The Shuffle Motion is much like the Wisconsin Swing, but the screen is set higher, and the floor is spread to open up dribble-drive opportunities or back door cuts.
4. Wisconsin Swing: The Wisconsin Swing Offense is very old offense that most programs in the state of Wisconsin run for its simplicity, and to limit the number of dribbles the players have to make. This is set up in a 4-out, 1-in type of set up. The 1-in, will always set the screen for the swing cut, then receive an immediate down screen from the player up top. The top players align in what is called the "Chute" of lane-line extended. The wings play at the level of the free throw line extended. There are continuous actions that take place, the video will help you see how it is ran.
The offense can continue with UCLA cuts, guard-to-guard ball screens, but the effectiveneness of this offense is predicated on the ability to swing the ball from side to side.
Whatever your flavor, if you want more dribbles, or less dribble,s there are multiple options to implement a positionless style of play.
Skills Needed to Establish A Positionless System
If you're looking to implement a Positionless system, consider these tips and pointers to help you develop your positionless system.
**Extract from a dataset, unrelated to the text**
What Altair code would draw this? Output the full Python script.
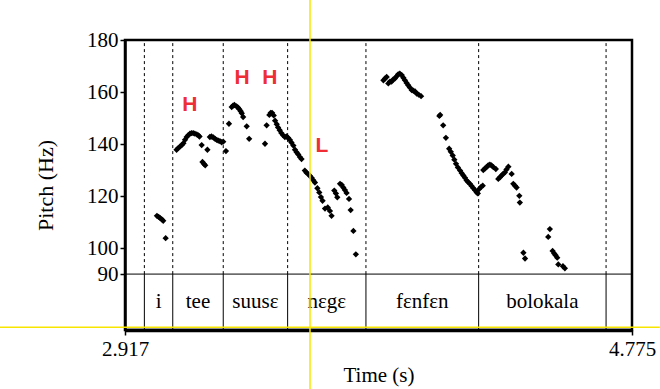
import altair as alt
import pandas as pd

# ---------------- data ----------------
times = [
    3.034, 3.040, 3.046, 3.052, 3.057, 3.066,
    3.106, 3.112, 3.119, 3.125, 3.131, 3.137, 3.143, 3.149, 3.155, 3.161, 3.167, 3.173,
    3.180, 3.186, 3.190, 3.198, 3.201, 3.206, 3.211, 3.219, 3.228, 3.234, 3.241, 3.247,
    3.253, 3.259, 3.265, 3.271, 3.277, 3.287,
    3.298, 3.308, 3.313, 3.318, 3.326, 3.331, 3.336, 3.341, 3.345, 3.350, 3.363, 3.372,
    3.430, 3.436, 3.446, 3.451, 3.456, 3.462, 3.467, 3.473, 3.478, 3.484, 3.490, 3.497,
    3.503, 3.509, 3.515, 3.521, 3.527, 3.534, 3.540, 3.546, 3.552, 3.558, 3.564, 3.576,
    3.582, 3.589, 3.595, 3.601, 3.607, 3.613, 3.622, 3.629, 3.635, 3.641, 3.650, 3.660,
    3.668, 3.674, 3.684, 3.690, 3.695, 3.705, 3.711, 3.717, 3.723, 3.729, 3.738, 3.744,
    3.754, 3.763,
    3.864, 3.870, 3.876, 3.882, 3.888, 3.894, 3.900, 3.906, 3.912, 3.918, 3.924, 3.931,
    3.937, 3.943, 3.949, 3.955, 3.961, 3.968, 3.974, 3.980, 3.986, 3.993, 4.002,
    4.069, 4.072, 4.083, 4.093, 4.105, 4.111, 4.118, 4.124, 4.130, 4.137, 4.145, 4.151,
    4.157, 4.163, 4.169, 4.175, 4.181, 4.187, 4.193, 4.200, 4.206, 4.210, 4.215, 4.222,
    4.228,
    4.230, 4.236, 4.242, 4.248, 4.254, 4.260, 4.267, 4.276, 4.285, 4.291, 4.297, 4.303,
    4.309, 4.315, 4.322, 4.334, 4.340, 4.346, 4.352, 4.362, 4.364, 4.377, 4.383,
    4.468, 4.474, 4.484, 4.490, 4.495, 4.501, 4.505, 4.522, 4.529,
]
pitches = [
    112.4, 112.0, 111.5, 111.0, 110.5, 103.8,
    137.8, 138.4, 139.1, 139.6, 140.3, 141.6, 142.7, 143.4, 144.0, 144.2, 144.2, 144.0,
    143.7, 143.3, 142.9, 139.6, 133.1, 132.4, 131.8, 137.8, 142.7, 142.9, 142.5, 142.0,
    141.6, 141.3, 141.1, 140.7, 140.9, 137.3,
    147.8, 154.2, 154.8, 155.0, 154.5, 154.0, 153.4, 152.6, 151.8, 150.4, 146.8, 142.0,
    140.1, 147.2, 151.2, 152.0, 152.0, 151.0, 149.0, 147.6, 146.4, 145.3, 144.2, 143.3,
    142.7, 142.9, 142.4, 141.6, 140.6, 139.4, 137.8, 136.8, 136.0, 135.0, 134.2, 129.8,
    129.0, 128.4, 127.7, 127.0, 126.1, 125.2, 123.0, 121.4, 119.6, 118.2, 115.2, 115.6,
    114.3, 112.4, 122.1, 121.0, 119.5, 124.7, 124.3, 123.3, 122.3, 121.2, 118.9, 114.6,
    106.6, 97.6,
    164.5, 165.2, 165.8, 163.3, 164.0, 164.0, 164.8, 165.2, 166.0, 166.8, 167.1, 166.5,
    165.5, 164.5, 163.5, 162.6, 161.7, 160.7, 160.5, 160.2, 159.4, 159.0, 158.4,
    150.8, 151.2, 147.2, 142.4, 138.2, 137.0, 135.6, 134.0, 132.4, 131.0, 129.8, 128.8,
    127.9, 127.0, 126.0, 125.3, 124.7, 123.9, 123.1, 122.2, 121.4, 121.0, 122.7, 123.5,
    124.0,
    130.0, 130.6, 131.1, 131.8, 132.1, 131.8, 131.1, 130.4, 126.6, 127.2, 127.9, 128.5,
    129.1, 130.2, 131.3, 128.5, 124.7, 124.0, 123.3, 120.1, 117.5, 98.2, 96.0,
    104.3, 107.3, 98.9, 97.9, 97.2, 96.3, 93.7, 93.0, 92.2,
]

# word tier
tier_edges = [2.917, 2.988, 3.092, 3.277, 3.513, 3.800, 4.213, 4.680, 4.775]
tier_labels = ["", "i", "tee", "suusɛ", "nɛgɛ", "fɛnfɛn", "bolokala", ""]
tier_text_pitch = 79.2

# tone labels
tone_labels = ["H", "H", "H", "L"]
tone_times = [3.155, 3.346, 3.448, 3.639]
tone_pitches = [154.9, 165.3, 165.3, 139.1]

# axes
x_domain = [2.917, 4.775]
y_domain = [68.5, 180]
y_ticks = [90, 100, 120, 140, 160, 180]
x_ticks = [2.917, 4.775]
tier_top = 90

# cursor (yellow) lines
cursor_time = 3.595
cursor_pitch_span = [45.8, 195.4]
cursor_pitch = 69.6
cursor_time_span = [2.459, 4.877]

# ---------------- tables ----------------
pts = pd.DataFrame({"time": times, "pitch": pitches})
inner = tier_edges[1:-1]
bounds = pd.DataFrame({"time": inner, "lo": [y_domain[0]] * len(inner),
                       "mid": [tier_top] * len(inner), "hi": [y_domain[1]] * len(inner)})
words = pd.DataFrame({
    "time": [(a + b) / 2 for a, b in zip(tier_edges[:-1], tier_edges[1:])],
    "pitch": [tier_text_pitch] * len(tier_labels),
    "label": tier_labels,
})
tones = pd.DataFrame({"time": tone_times, "pitch": tone_pitches, "label": tone_labels})
hline = pd.DataFrame({"x1": [x_domain[0]], "x2": [x_domain[1]], "y": [tier_top]})
vcur = pd.DataFrame({"time": [cursor_time], "y1": [cursor_pitch_span[0]], "y2": [cursor_pitch_span[1]]})
hcur = pd.DataFrame({"x1": [cursor_time_span[0]], "x2": [cursor_time_span[1]], "y": [cursor_pitch]})

SERIF = "Liberation Serif"
xs = alt.Scale(domain=x_domain, nice=False, zero=False)
ys = alt.Scale(domain=y_domain, nice=False, zero=False)
xaxis = alt.Axis(values=x_ticks, format=".3f", title="Time (s)", grid=False,
                 labelFont=SERIF, labelFontSize=21, labelColor="black",
                 titleFont=SERIF, titleFontSize=21, titleFontWeight="normal",
                 titleColor="black", titlePadding=5, tickSize=5, tickColor="black",
                 tickWidth=1.5, domainColor="black", domainWidth=3.5, labelPadding=3,
                 labelFlush=False)
yaxis = alt.Axis(values=y_ticks, title="Pitch (Hz)", grid=False,
                 labelFont=SERIF, labelFontSize=21, labelColor="black",
                 titleFont=SERIF, titleFontSize=22, titleFontWeight="normal",
                 titleColor="black", titlePadding=29, tickSize=5, tickColor="black",
                 tickWidth=1.5, domainColor="black", domainWidth=2.5, labelPadding=2)

X = lambda f: alt.X(f, type="quantitative", scale=xs, axis=xaxis)
Y = lambda f: alt.Y(f, type="quantitative", scale=ys, axis=yaxis)

dashed = alt.Chart(bounds).mark_rule(color="black", strokeWidth=1, strokeDash=[3, 3]).encode(
    x=X("time"), y=Y("mid"), y2="hi")
solid = alt.Chart(bounds).mark_rule(color="black", strokeWidth=1).encode(
    x=X("time"), y=Y("lo"), y2="mid")
h90 = alt.Chart(hline).mark_rule(color="black", strokeWidth=1).encode(
    x=X("x1"), x2="x2", y=Y("y"))
points = alt.Chart(pts).mark_point(shape="diamond", filled=True, color="black",
                                    size=40, opacity=1).encode(x=X("time"), y=Y("pitch"))
tone_text = alt.Chart(tones).mark_text(font="Liberation Sans", fontWeight="bold",
                                       fontSize=21, color="#ee2d36").encode(
    x=X("time"), y=Y("pitch"), text="label")
word_text = alt.Chart(words).mark_text(font=SERIF, fontSize=21, color="black").encode(
    x=X("time"), y=Y("pitch"), text="label")
ycur_v = alt.Chart(vcur).mark_rule(color="#f7e600", strokeWidth=1.5, clip=False).encode(
    x=X("time"), y=Y("y1"), y2="y2")
ycur_h = alt.Chart(hcur).mark_rule(color="#f7e600", strokeWidth=1.5, clip=False).encode(
    x=X("x1"), x2="x2", y=Y("y"))

chart = alt.layer(dashed, solid, h90, ycur_h, points, tone_text, word_text, ycur_v).properties(
    width=507, height=290,
    autosize=alt.AutoSizeParams(type="none"),
    padding={"left": 125, "top": 40, "right": 28, "bottom": 59},
    background="white",
).configure_view(stroke="black", strokeWidth=2.5)

chart.save("out.html", embed_options={"renderer": "svg", "actions": False})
It does move your players away from the systematized position-based offense, to a skill-based offense focused on getting players into BETTER positions to score.
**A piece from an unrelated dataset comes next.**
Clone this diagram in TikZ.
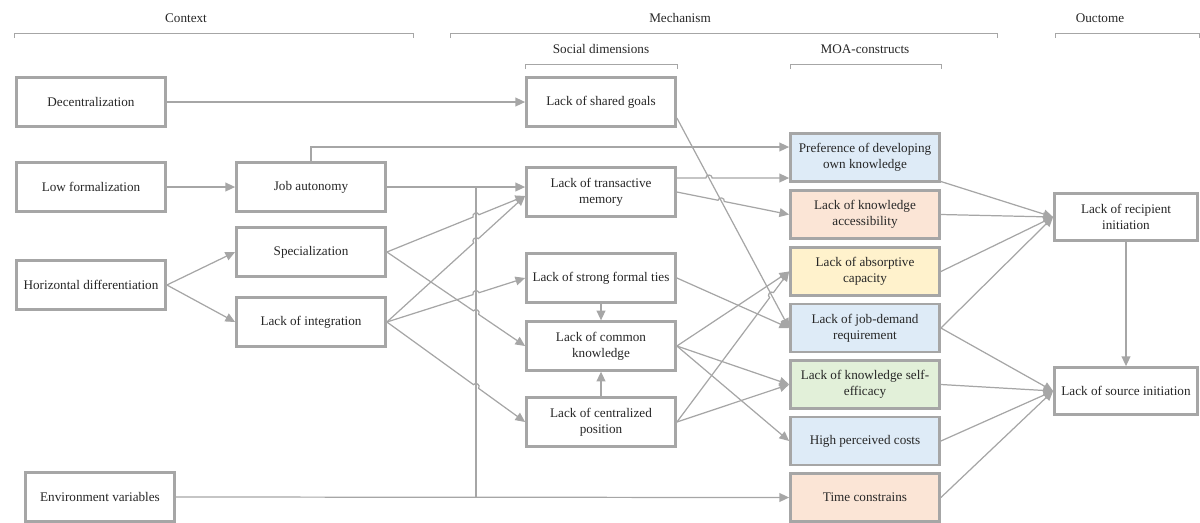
\documentclass[tikz,border=0pt]{standalone}
\usepackage{fontspec}
\setmainfont{Liberation Serif}
\usetikzlibrary{arrows.meta,positioning,calc}
\definecolor{linegray}{HTML}{A6A6A6}
\definecolor{fillblue}{HTML}{DEEBF7}
\definecolor{fillpeach}{HTML}{FBE5D6}
\definecolor{fillyellow}{HTML}{FFF2CC}
\definecolor{fillgreen}{HTML}{E2F0D9}
\definecolor{textgray}{HTML}{262626}

% arrow from #1 to #2 that hops over the line #3--#4
\newcommand{\hopconn}[4]{%
  \coordinate (hx) at (intersection of #1--#2 and #3--#4);
  \draw[conn] (#1) -- ($(hx)!1.8pt!(#1)$)
      to[bend left=90, looseness=1.6] ($(hx)!1.8pt!(#2)$) -- (#2);}

\begin{document}
\begin{tikzpicture}[x=0.02cm, y=-0.02cm,
    every node/.style={font=\fontsize{7.5}{9}\selectfont, text=textgray},
    box/.style={draw=linegray, line width=1.6pt, fill=white, align=center,
                inner sep=1pt, minimum width=2.98cm, minimum height=0.97cm},
    moa/.style={box, minimum height=0.96cm},
    outbox/.style={box, minimum width=2.86cm, minimum height=0.94cm},
    conn/.style={draw=linegray, line width=0.7pt, -{Triangle[length=5.5pt,width=5pt]}},
    link/.style={draw=linegray, line width=0.7pt},
    bracket/.style={draw=linegray, line width=0.5pt}]
\useasboundingbox (0,0) rectangle (1200,522);

% headers
\node (hctx) at (186,18) {Context};
\node (hmech) at (680,18) {Mechanism};
\node (hout) at (1100,18) {Ouctome};
\node (hsoc) at (601,49) {Social dimensions};
\node (hmoa) at (865,49) {MOA-constructs};
\foreach \a/\b/\y in {14/413/33, 450/997/33, 1055/1199/33, 525/677/64, 790/941/64}
    \draw[bracket] (\a,\y+5) -- (\a,\y) -- (\b,\y) -- (\b,\y+5);

% context
\node[box] (dec) at (91,102) {Decentralization};
\node[box] (lowf) at (91,187) {Low formalization};
\node[box] (hdiff) at (91,285) {Horizontal differentiation};
\node[box] (env) at (100,497) {Environment variables};
\node[box] (job) at (311,187) {Job autonomy};
\node[box] (spec) at (311,252) {Specialization};
\node[box] (integ) at (311,322) {Lack of integration};

% social dimensions
\node[box] (goals) at (601,102) {Lack of shared goals};
\node[box] (trans) at (601,192) {Lack of transactive\\memory};
\node[box] (ties) at (601,278) {Lack of strong formal ties};
\node[box] (common) at (601,346) {Lack of common\\knowledge};
\node[box] (central) at (601,422) {Lack of centralized\\position};

% MOA-constructs
\node[moa, fill=fillblue] (pref) at (865,157.5) {Preference of developing\\own knowledge};
\node[moa, fill=fillpeach] (access) at (865,214.5) {Lack of knowledge\\accessibility};
\node[moa, fill=fillyellow] (absorb) at (865,271.5) {Lack of absorptive\\capacity};
\node[moa, fill=fillblue] (jobdem) at (865,328) {Lack of job-demand\\requirement};
\node[moa, fill=fillgreen] (selfeff) at (865,384.5) {Lack of knowledge self-\\efficacy};
\node[moa, fill=fillblue] (costs) at (865,441) {High perceived costs};
\node[moa, fill=fillpeach] (time) at (865,497.5) {Time constrains};

% outcome
\node[outbox] (recip) at (1126,217) {Lack of recipient\\initiation};
\node[outbox] (source) at (1126,391) {Lack of source initiation};

% helper points
\coordinate (jdown) at (476,187);
\coordinate (jbot) at (jdown |- env.east);
\coordinate (transin) at ($(trans.west)+(0,4)$);
\coordinate (goalsout) at ($(goals.east)+(0,16)$);
\coordinate (transup) at ($(trans.east)+(0,-14)$);
\coordinate (prefin) at (transup -| pref.west);

% context links
\draw[conn] (dec) -- (goals);
\draw[conn] (lowf) -- (job);
\draw[conn] (hdiff.east) -- (spec.west);
\draw[conn] (hdiff.east) -- (integ.west);
\draw[conn] (job.east) -- (job.east -| trans.west);
\draw[conn] (job.north) |- ($(pref.west)+(0,-10.5)$);
\draw[link] (jdown) -- (jbot);
\draw[conn] (env.east) -- (time.west);
\hopconn{spec.east}{transin}{jdown}{jbot}
\hopconn{spec.east}{common.west}{jdown}{jbot}
\hopconn{integ.east}{transin}{jdown}{jbot}
\hopconn{integ.east}{ties.west}{jdown}{jbot}
\hopconn{integ.east}{central.west}{jdown}{jbot}

% social dimension links
\draw[conn] (ties) -- (common);
\draw[conn] (central) -- (common);
\draw[conn] (goalsout) -- (jobdem.west);
\hopconn{transup}{prefin}{goalsout}{jobdem.west}
\hopconn{trans.east}{access.west}{goalsout}{jobdem.west}
\draw[conn] (ties.east) -- (jobdem.west);
\draw[conn] (common.east) -- (absorb.west);
\hopconn{central.east}{absorb.west}{goalsout}{jobdem.west}
\draw[conn] (common.east) -- (selfeff.west);
\draw[conn] (central.east) -- (selfeff.west);
\draw[conn] (common.east) -- (costs.west);

% MOA links
\draw[conn] ($(pref.east)+(0,24)$) -- (recip.west);
\draw[conn] (access.east) -- (recip.west);
\draw[conn] (absorb.east) -- (recip.west);
\draw[conn] (jobdem.east) -- (recip.west);
\draw[conn] (jobdem.east) -- (source.west);
\draw[conn] (selfeff.east) -- (source.west);
\draw[conn] (costs.east) -- (source.west);
\draw[conn] (time.east) -- (source.west);
\draw[conn] (recip) -- (source);
\end{tikzpicture}
\end{document}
The drills and skills necessary are also a change, and move away from rehearsing plays each practice to get players into the right position for a layup. The fact remains, layups require a ton of patience against a good team, a good seal on the block is a great shot, but you get very few of them, and the back to the basket score is becoming increasingly difficult. The positionless system allows you to score at the rim, off of a cut, and from the perimeter as the focus is now on skill vs positions.